A metà stagione, sui campi Juan de la Cierva si presenta Manuel Alcaide. Bazzicava la zona come osservatore del Real Madrid. Guarda qualche allenamento, poi entra nell’ufficio del club: “Vorrei portare questo ragazzo a Valdebebas”, dice sicuro alla dirigenza indicando Hakimi. Juan Jose organizza un colloquio con il padre del ragazzo. Qualche settimana più tardi Achraf inizia ad allenarsi nelle giovanili del Real: “Il padre era molto preoccupato. Il centro sportivo è molto distante da Las Margaritas. Ha dovuto fare tanti sacrifici per portarlo agli allenamenti e seguirlo alle partite”. 

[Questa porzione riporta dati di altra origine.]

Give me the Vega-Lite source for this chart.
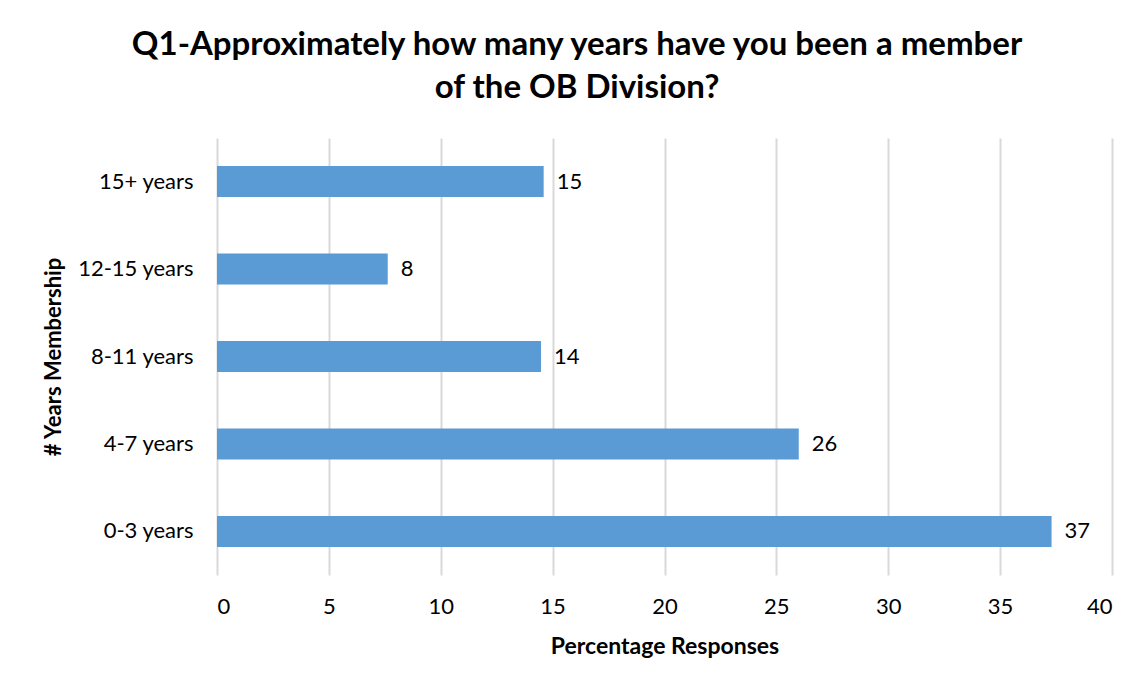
{
  "$schema": "https://vega.github.io/schema/vega-lite/v6.json",
  "width": 895,
  "height": 437,
  "autosize": {"type": "none"},
  "padding": {"left": 217, "top": 138, "right": 36, "bottom": 115},
  "background": "white",
  "config": {
    "font": "Lato",
    "view": {"stroke": null}
  },
  "title": {
    "text": ["Q1-Approximately how many years have you been a member", "of the OB Division?"],
    "font": "Lato",
    "fontSize": 33,
    "fontWeight": "bold",
    "color": "#000000",
    "anchor": "middle",
    "frame": "bounds",
    "lineHeight": 43,
    "offset": 33
  },
  "data": {
    "values": [
      {"category": "15+ years", "value": 14.6},
      {"category": "12-15 years", "value": 7.63},
      {"category": "8-11 years", "value": 14.48},
      {"category": "4-7 years", "value": 26.0},
      {"category": "0-3 years", "value": 37.3}
    ]
  },
  "encoding": {
    "y": {
      "field": "category",
      "type": "nominal",
      "sort": null,
      "scale": {"paddingInner": 0.645, "paddingOuter": 0.32},
      "axis": {
        "title": "# Years Membership",
        "titleFont": "Lato",
        "titleFontSize": 22,
        "titleFontWeight": "bold",
        "titleColor": "#000000",
        "titlePadding": 12,
        "labelFont": "Lato",
        "labelFontSize": 22,
        "labelColor": "#000000",
        "labelPadding": 24,
        "ticks": false,
        "domain": false,
        "grid": false
      }
    }
  },
  "layer": [
    {
      "mark": {"type": "bar", "color": "#5B9BD5"},
      "encoding": {
        "x": {
          "field": "value",
          "type": "quantitative",
          "scale": {"domain": [0, 40], "nice": false},
          "axis": {
            "title": "Percentage Responses",
            "titleFont": "Lato",
            "titleFontSize": 23,
            "titleFontWeight": "bold",
            "titleColor": "#000000",
            "titlePadding": 18,
            "values": [0, 5, 10, 15, 20, 25, 30, 35, 40],
            "labelFont": "Lato",
            "labelFontSize": 22,
            "labelColor": "#000000",
            "labelPadding": 21,
            "ticks": false,
            "domain": false,
            "grid": true,
            "gridColor": "#D9D9D9",
            "gridWidth": 2
          }
        }
      }
    },
    {
      "mark": {"type": "text", "align": "left", "dx": 13, "fontSize": 22, "font": "Lato", "color": "#000000"},
      "encoding": {
        "x": {"field": "value", "type": "quantitative"},
        "text": {"field": "value", "type": "quantitative", "format": ".0f"}
      }
    }
  ]
}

Oggi Hakimi vale 40 milioni. È arrivato in Italia e ha firmato un contratto quinquennale con l’inter da 5 milioni a stagione. “Quando è andato via non abbiamo chiesto nulla al Real. Se un bambino aveva talento non gli chiudevamo la porta in faccia. Eravamo un piccolo club, ci bastava avere l’attrezzatura per andare avanti. Da Madrid ci inviarono qualche pallone. Achraf aveva solo sette anni”

Tutti si aspettavano che sarebbe diventato un professionista: “Hakimi era basso per la sua età, ma il suo fisico era diverso dagli altri. Veloce, forte. Negli anni in cui sono stato lì è stato l’unico bambino ad andare al Real. I loro standard erano molto alti. Solo Achraf è riuscito a impressionarli”. 

A Madrid hanno deciso di farlo giocare più dietro: “Non è più un attaccante, ma le caratteristiche sono quelle. È migliorato molto in questi anni come esterno destro. All’Inter potrà lavorare tanto anche sulla fase difensiva che è il suo tallone d’Achille. In quanto ad assist e gol, invece, è una garanzia”. 

28 presenze e 3 gol nella prima stagione in prestito al Borussia Dortmund, 45+9 la seconda. “Credo che lui volesse provare una nuova esperienza da protagonista. Attualmente nel 4-3-3 di Zidane a Madrid non avrebbe avuto spazio. Anche se l’allenatore lo conosce bene e nel 2017 l’ha fatto esordire in prima squadra. Achraf è un madridista, sono sicuro che un giorno tornerà a casa”. 

Intanto, Milano sarà casa sua per qualche anno: “Non assomiglia a nessun esterno dell’Inter. Maicon e Zanetti erano più difensivi. Roberto Carlos, che giocava a sinistra, faceva tanti gol perché aveva un tiro impressionante. Hakimi è un giocatore innovativo. Sono sicuro che migliorerà ancora e farà molto bene in Italia”. 

Quel bambino cresciuto nel barrio di Las Margaritas ha avverato i suoi sogni. Real, Borussia, oggi Inter. Contro i nerazzurri lo scorso novembre ha segnato una doppietta in Champions lasciando tutti a bocca aperta. Come quando sul campo di Las Margaritas scartava tutti e faceva gol. Predestinato, craque. Già a 7 anni. Juan Jose ci aveva visto lungo.